After the Congress of Vienna in 1815, the Russian Empire created a separate entity called Congress Poland out of some of the above governorates. See administrative division of Congress Poland for details. Territories in the Russian partition which were not incorporated into Congress Poland were officially known as the Western Krai, and in Poland as the taken lands (ziemie zabrane).

The Western Krai comprised the following lands of the Commonwealth:
- From the first partition of Poland (1772): Polish Inflants (Latgale), the northern part of the Polotsk Voivodeship, the entire Mstsislaw Voivodeship and Vitebsk Voivodeships, and the southeastern part of the Minsk Voivodeship (about 92,000 km^{2})
- From the second partition of Poland (1793): the remaining part of the Minsk Voivodeship, the entire Kiev Voivodeship, Bracław Voivodeship and Vilnius Voivodeships, parts of Podole Voivodeship and eastern parts of the Wołyń Voivodeship and Brest Litovsk Voivodeships (about 250,000 km^{2})
- From the third partition of Poland (1795): all the territories east of the Bug River(about 120,000. km^{2}) and after 1807 the Belostok Oblast)

It consisted of 9 guberniyas: six Belarusian and Lithuanian ones that constituted the Northwestern Krai (Vilna Governorate, Kovno Governorate, Grodno Governorate, Minsk Governorate, Mogilev Governorate and Vitebsk Governorate) and three Ukrainian ones that constituted the Southwestern Krai (Volhynia Governorate, Podolia Governorate and Kiev Governorate).

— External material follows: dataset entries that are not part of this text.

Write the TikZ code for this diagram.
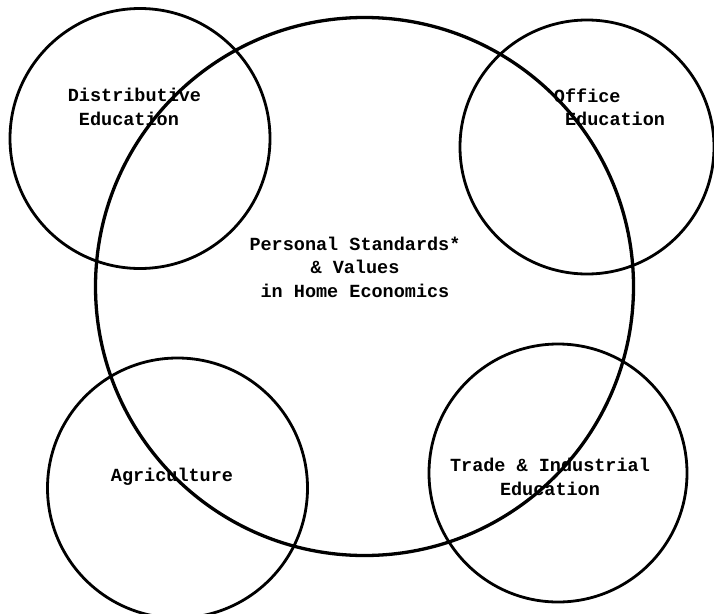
\documentclass[tikz,border=0pt]{standalone}
\usepackage{fontspec}
\setmonofont{Liberation Mono}

\tikzset{x=1pt, y=-1pt,
  node font=\ttfamily\bfseries\fontsize{18.5}{23.5}\selectfont,
  ring/.style={draw, circle, inner sep=0pt, minimum size=#1, line width=2.8pt},
  mainring/.style={ring=#1, line width=3.3pt},
  label text/.style={inner sep=0pt, align=center}}

\begin{document}
\begin{tikzpicture}
    \useasboundingbox (0,0) rectangle (714,613);
    \clip (0,0) rectangle (714,613);
    % the five circles
    \node [mainring=538pt] (home) at (364.5,286.5) {};
    \node [ring=260pt] (dist) at (140,138.5) {};
    \node [ring=254pt] (office) at (587,147) {};
    \node [ring=260pt] (agri) at (177.5,488) {};
    \node [ring=258pt] (trade) at (558,473) {};
    % labels
    \node [label text] (hometext) at (355,267)
      {Personal Standards*\\ \& Values\\ in Home Economics};
    \node [label text, align=left] (disttext) at (134.5,107)
      {Distributive\\\hphantom{D}Education};
    \node [label text, align=left] (officetext) at (609.5,107)
      {Office\\\hphantom{O}Education};
    \node [label text, anchor=base] (agritext) at (172,481) {Agriculture};
    \node [label text] (tradetext) at (550,477)
      {Trade \& Industrial\\ Education};
  \end{tikzpicture}
\end{document}
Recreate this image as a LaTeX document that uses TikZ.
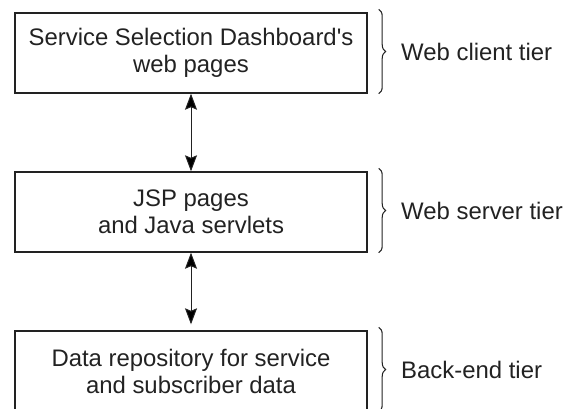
\documentclass[tikz,border=0pt]{standalone}
\usepackage{fontspec}
\setmainfont{Liberation Sans}
\usetikzlibrary{arrows.meta,positioning,decorations.pathreplacing}
\definecolor{inkgray}{HTML}{222222}
\tikzset{
    tier/.style={
    rectangle,draw=inkgray,line width=0.8pt,minimum width=7.04cm,minimum height=1.6cm,align=center,text=inkgray
    },
    link/.style={
    {Stealth[length=0.32cm,width=0.24cm,inset=0.05cm]}-{Stealth[length=0.32cm,width=0.24cm,inset=0.05cm]},line width=0.55pt,draw=inkgray
    },
    tierbrace/.style={
    decorate,decoration={brace,amplitude=0.14cm},draw=inkgray,line width=0.6pt
    },
    tierlabel/.style={
    inner sep=0pt,text=inkgray
    },
}

\begin{document}
\begin{tikzpicture}[node distance=3.18cm, on grid, font=\fontsize{13.6}{15.4}\selectfont]
   \useasboundingbox (0,0) rectangle (11.32,-8.16);
   \node[tier] (web) at (3.82,-1.06) {Service Selection Dashboard\textquotesingle s\\web pages};
   \node[tier,below=of web] (jsp) {JSP pages\\and Java servlets};
   \node[tier,below=of jsp] (repo) {Data repository for service\\and subscriber data};

  \path[link]
    (web) edge (jsp)
    (jsp) edge[shorten >=0.12cm] (repo);

  % braces naming each tier
  \draw[tierbrace] ([xshift=0.22cm,yshift=0.06cm]web.north east) -- ([xshift=0.22cm]web.south east)
    node[tierlabel,midway,right=0.44cm] {Web client tier};
  \draw[tierbrace] ([xshift=0.22cm,yshift=0.06cm]jsp.north east) -- ([xshift=0.22cm]jsp.south east)
    node[tierlabel,midway,right=0.44cm] {Web server tier};
  \draw[tierbrace] ([xshift=0.22cm,yshift=0.06cm]repo.north east) -- ([xshift=0.22cm]repo.south east)
    node[tierlabel,midway,right=0.44cm] {Back-end tier};
\end{tikzpicture}
\end{document}
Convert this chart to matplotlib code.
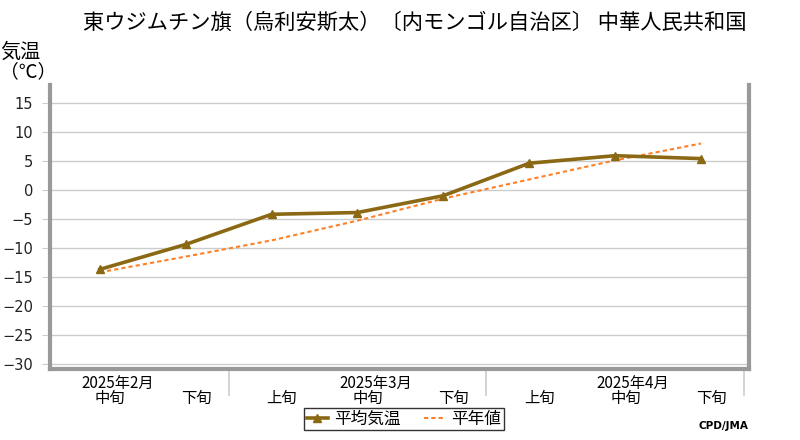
import matplotlib
matplotlib.use("Agg")
import matplotlib.pyplot as plt
from matplotlib.lines import Line2D

plt.rcParams['font.family'] = ['Noto Sans CJK JP', 'DejaVu Sans']

title = "東ウジムチン旗（烏利安斯太）〔内モンゴル自治区〕 中華人民共和国"
periods = ["中旬", "下旬", "上旬", "中旬", "下旬", "上旬", "中旬", "下旬"]
months = ["2025年2月", "2025年3月", "2025年4月"]
month_pos = [0, 3, 6]
avg_temp = [-13.7, -9.4, -4.2, -3.9, -1.0, 4.6, 5.9, 5.4]
normal = [-14.2, -11.5, -8.7, -5.3, -1.5, 1.8, 5.1, 8.0]
yticks = [15, 10, 5, 0, -5, -10, -15, -20, -25, -30]

fig = plt.figure(figsize=(8, 4.4), dpi=100)
ax = fig.add_axes([0.0625, 0.161, 0.8738, 0.646])

x = list(range(len(periods)))
ax.plot(x, normal, color='#FF7F27', lw=1.5, ls=(0, (2, 1.5)), zorder=3, label='平年値')
ax.plot(x, avg_temp, color='#8B6914', lw=2.6, marker='^', ms=6, zorder=4, label='平均気温')

ax.set_xlim(-0.58, 7.56)
ax.set_ylim(-30.9, 18.1)
ax.set_yticks(yticks)
ax.set_yticklabels([f"{v}" if v >= 0 else f"−{-v}" for v in yticks], fontsize=10.5,
                   family=['DejaVu Sans'])
ax.grid(axis='y', color='#cccccc', lw=1)
ax.tick_params(axis='y', length=6, color='#cccccc', pad=6, labelcolor='#222222')
ax.set_axisbelow(True)

ax.set_xticks([i + 0.12 for i in x])
ax.set_xticklabels(periods, fontsize=11)
ax.tick_params(axis='x', length=0, pad=15)

for s in ['left', 'bottom', 'right']:
    ax.spines[s].set_color('#999999')
    ax.spines[s].set_linewidth(3)
ax.spines['top'].set_visible(False)

# month labels and separators
for m, p in zip(months, month_pos):
    ax.annotate(m, xy=(p + 0.21, 0), xycoords=('data', 'axes fraction'),
                xytext=(0, -10.5), textcoords='offset points', ha='center', va='center',
                fontsize=11)
for sep in [1.5, 4.5, 7.5]:
    ax.add_line(Line2D([sep, sep], [0, -0.09], transform=ax.get_xaxis_transform(),
                       color='#cccccc', lw=1.2, clip_on=False))

fig.text(0.519, 0.948, title, ha='center', va='center', fontsize=15.3)
fig.text(0.0, 0.882, "気温", ha='left', va='center', fontsize=14.5)
fig.text(0.0, 0.836, "（℃）", ha='left', va='center', fontsize=13.5)
fig.text(0.935, 0.032, "CPD/JMA", ha='right', va='center', fontsize=7.5,
         fontweight='bold', family=['DejaVu Sans'])

h, l = ax.get_legend_handles_labels()
leg = fig.legend(h[::-1], l[::-1], loc='center', bbox_to_anchor=(0.505, 0.047), ncol=2,
                 frameon=True, fancybox=False, fontsize=12, handlelength=1.3,
                 borderpad=0.15, columnspacing=1.4, handletextpad=0.35, borderaxespad=0)
leg.get_frame().set_edgecolor('black')
leg.get_frame().set_linewidth(1)

fig.savefig("out.png", dpi=100)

In the first partition, Russia gained 92,000 km^{2} and 1.3 million people. In the second, 250,000 km^{2} and 1 million people. In the third, 120,000 km^{2} and 1.2 million people. Overall, Russia had gained about 62 percent of the former Commonwealth territory (462,000 km^{2}) and about 45 percent of the population (3.5 million people). The Russian partition was thus the largest and most populous of the three partitions (the other two being the Austrian Partition and the Prussian Partition).

For changes in the administrative division of the Russian partition in the 19th century, see administrative division of Congress Poland.

During World War I (1914–1918), many of the territories were occupied by the Central Powers (primarily, German Empire) and came to be administered by the Ober Ost.